### WRITTEN PROBLEM
Pictures stay out of the copy; restate everything else in the material exactly.

### DATASET SECTION
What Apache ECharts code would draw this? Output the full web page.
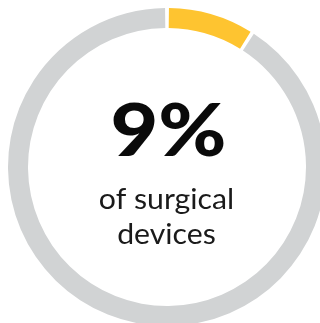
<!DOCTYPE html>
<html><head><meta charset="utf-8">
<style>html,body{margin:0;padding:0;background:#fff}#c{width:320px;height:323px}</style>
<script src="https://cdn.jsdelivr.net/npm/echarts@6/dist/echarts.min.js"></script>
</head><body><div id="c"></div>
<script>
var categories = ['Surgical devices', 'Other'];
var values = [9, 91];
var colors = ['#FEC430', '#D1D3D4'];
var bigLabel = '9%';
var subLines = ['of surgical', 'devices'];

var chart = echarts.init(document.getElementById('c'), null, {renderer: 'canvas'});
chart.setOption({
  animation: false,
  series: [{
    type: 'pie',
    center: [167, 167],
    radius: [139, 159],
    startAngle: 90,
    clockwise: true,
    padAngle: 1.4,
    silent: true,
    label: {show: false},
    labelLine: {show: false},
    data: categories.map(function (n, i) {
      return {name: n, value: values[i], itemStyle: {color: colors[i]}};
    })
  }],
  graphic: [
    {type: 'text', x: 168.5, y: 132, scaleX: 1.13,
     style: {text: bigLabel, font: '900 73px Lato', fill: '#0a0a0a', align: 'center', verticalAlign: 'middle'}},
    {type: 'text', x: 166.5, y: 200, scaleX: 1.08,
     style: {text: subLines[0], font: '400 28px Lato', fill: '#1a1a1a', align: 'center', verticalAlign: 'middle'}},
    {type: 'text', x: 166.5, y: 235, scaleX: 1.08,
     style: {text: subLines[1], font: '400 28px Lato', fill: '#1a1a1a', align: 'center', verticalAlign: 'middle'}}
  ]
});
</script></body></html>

### RESPONSE TO THE TASK
What Apache ECharts code would draw this? Output the full web page.
<!DOCTYPE html>
<html><head><meta charset="utf-8">
<style>html,body{margin:0;padding:0;background:#fff}#c{width:320px;height:323px}</style>
<script src="https://cdn.jsdelivr.net/npm/echarts@6/dist/echarts.min.js"></script>
</head><body><div id="c"></div>
<script>
var categories = ['Surgical devices', 'Other'];
var values = [9, 91];
var colors = ['#FEC430', '#D1D3D4'];
var bigLabel = '9%';
var subLines = ['of surgical', 'devices'];

var chart = echarts.init(document.getElementById('c'), null, {renderer: 'canvas'});
chart.setOption({
  animation: false,
  series: [{
    type: 'pie',
    center: [167, 167],
    radius: [139, 159],
    startAngle: 90,
    clockwise: true,
    padAngle: 1.4,
    silent: true,
    label: {show: false},
    labelLine: {show: false},
    data: categories.map(function (n, i) {
      return {name: n, value: values[i], itemStyle: {color: colors[i]}};
    })
  }],
  graphic: [
    {type: 'text', x: 168.5, y: 132, scaleX: 1.13,
     style: {text: bigLabel, font: '900 73px Lato', fill: '#0a0a0a', align: 'center', verticalAlign: 'middle'}},
    {type: 'text', x: 166.5, y: 200, scaleX: 1.08,
     style: {text: subLines[0], font: '400 28px Lato', fill: '#1a1a1a', align: 'center', verticalAlign: 'middle'}},
    {type: 'text', x: 166.5, y: 235, scaleX: 1.08,
     style: {text: subLines[1], font: '400 28px Lato', fill: '#1a1a1a', align: 'center', verticalAlign: 'middle'}}
  ]
});
</script></body></html>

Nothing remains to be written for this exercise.